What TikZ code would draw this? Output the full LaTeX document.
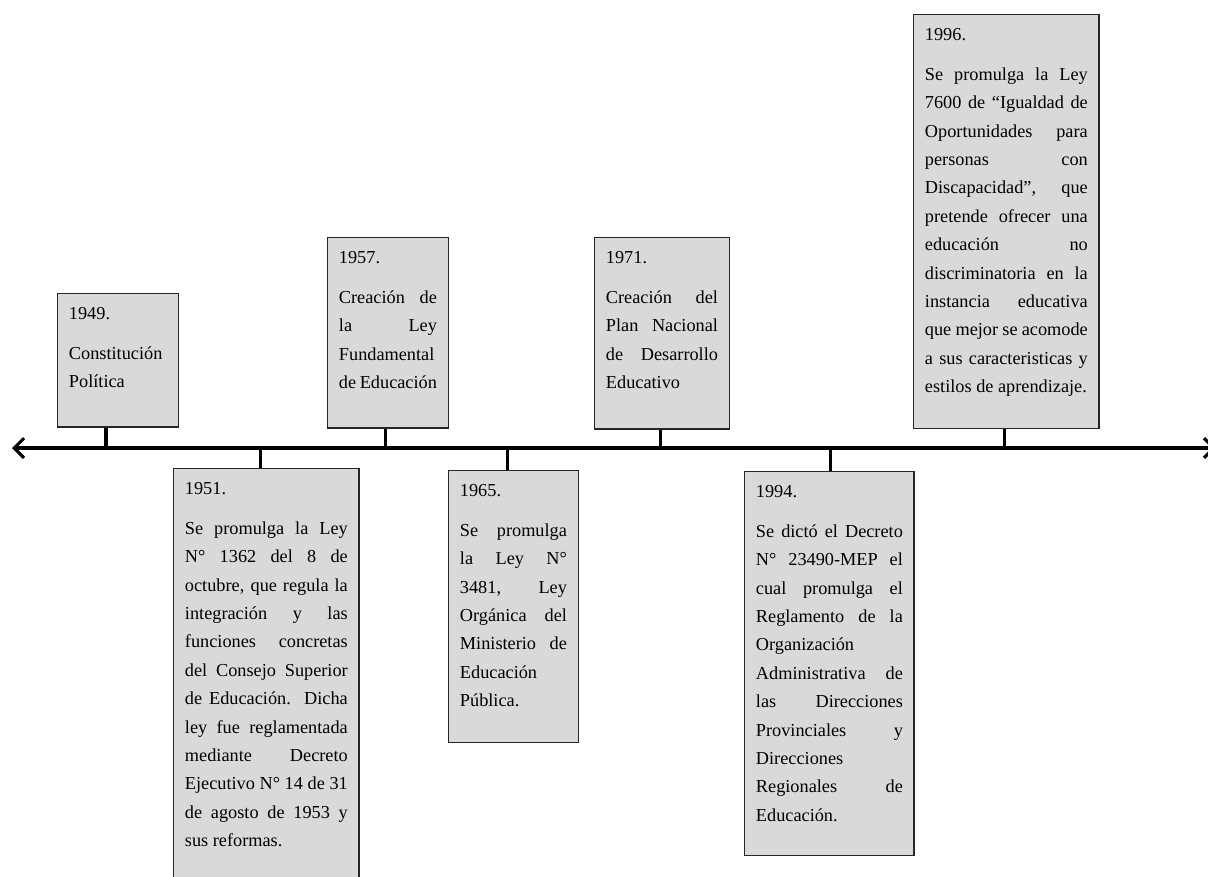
\documentclass[tikz,border=0pt]{standalone}
\usepackage{fontspec}
\setmainfont{Liberation Serif}
\usetikzlibrary{positioning, arrows.meta}
\hyphenpenalty=10000
\exhyphenpenalty=10000
\tolerance=10000
\hbadness=10000
\hfuzz=3pt
\tikzset{
    event/.style={rectangle, draw=black!85, fill=black!15, line width=1pt, anchor=north west, inner xsep=8pt, inner ysep=0pt, text height=18.4pt, align=justify, font=\fontsize{13}{20.2}\selectfont},
    stem/.style={line width=2.2pt},
    timeline/.style={line width=2.2pt, {Straight Barb[length=7pt,width=14pt]}-{Straight Barb[length=7pt,width=14pt]}},
}
\newcommand{\yr}[1]{#1\par\vspace{8pt}}

\begin{document}
\begin{tikzpicture}[x=0.025cm, y=-0.025cm]
        \useasboundingbox (0,0) rectangle (1208,876);
        \clip (0,0) rectangle (1208,876);
        \coordinate (tl) at (12,448);
        \coordinate (tr) at (1216,448);
        \draw[timeline] (tl) -- (tr);
        % above the line
        \node [event, text width=69.7pt, text depth=76.5pt] (y1949) at (57,293) {\yr{1949.}Constitución\newline Política};
        \node [event, text width=69.7pt, text depth=116.9pt] (y1957) at (327,237) {\yr{1957.}Creación de\linebreak la Ley\linebreak Fundamental\newline de Educación};
        \node [event, text width=79.7pt, text depth=117.6pt] (y1971) at (594,237) {\yr{1971.}Creación del\linebreak Plan Nacional\linebreak de Desarrollo\linebreak Educativo};
        \node [event, text width=115.8pt, text depth=275.7pt] (y1996) at (913,14) {\yr{1996.}Se promulga la Ley\linebreak 7600 de “Igualdad de\linebreak Oportunidades para\linebreak personas con\linebreak Discapacidad”, que\linebreak pretende ofrecer una\linebreak educación no\linebreak discriminatoria en la\linebreak instancia educativa\linebreak que mejor se acomode\linebreak a sus caracteristicas y\linebreak estilos de aprendizaje.};
        % below the line
        \node [event, text width=115.8pt, text depth=287.7pt] (y1951) at (173,468) {\yr{1951.}Se promulga la Ley\linebreak N° 1362 del 8 de\linebreak octubre, que regula la\linebreak integración y las\linebreak funciones concretas\linebreak del Consejo Superior\linebreak de Educación. Dicha\linebreak ley fue reglamentada\linebreak mediante Decreto\linebreak Ejecutivo N° 14 de 31\linebreak de agosto de 1953 y\linebreak sus reformas.};
        \node [event, text width=76.1pt, text depth=175pt] (y1965) at (448,470) {\yr{1965.}Se promulga\linebreak la Ley N°\linebreak 3481, Ley\linebreak Orgánica del\linebreak Ministerio de\linebreak Educación\newline Pública.};
        \node [event, text width=104.5pt, text depth=254.4pt] (y1994) at (744,471) {\yr{1994.}Se dictó el Decreto\linebreak N° 23490-MEP el\linebreak cual promulga el\linebreak Reglamento de la\linebreak Organización\newline Administrativa de\linebreak las Direcciones\linebreak Provinciales y\linebreak Direcciones\newline Regionales de\linebreak Educación.};
        % stems
        \coordinate (s1949) at ([xshift=-8.5pt]y1949.south);
        \coordinate (s1957) at ([xshift=-1.8pt]y1957.south);
        \coordinate (s1971) at ([xshift=-1pt]y1971.south);
        \coordinate (s1996) at ([xshift=-1.4pt]y1996.south);
        \coordinate (s1951) at ([xshift=-4.2pt]y1951.north);
        \coordinate (s1965) at ([xshift=-4.2pt]y1965.north);
        \coordinate (s1994) at ([xshift=0.7pt]y1994.north);
        \foreach \s in {s1949, s1957, s1971, s1996, s1951, s1965, s1994}
            \draw[stem] (\s) -- (\s |- tl);
    \end{tikzpicture}
\end{document}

□ □ □ □ □ □ □

What you will do → Which lines above contain the word "draw"? Copy each of them.

Answer for this exercise →
What TikZ code would draw this? Output the full LaTeX document.
    event/.style={rectangle, draw=black!85, fill=black!15, line width=1pt, anchor=north west, inner xsep=8pt, inner ysep=0pt, text height=18.4pt, align=justify, font=\fontsize{13}{20.2}\selectfont},
        \draw[timeline] (tl) -- (tr);
            \draw[stem] (\s) -- (\s |- tl);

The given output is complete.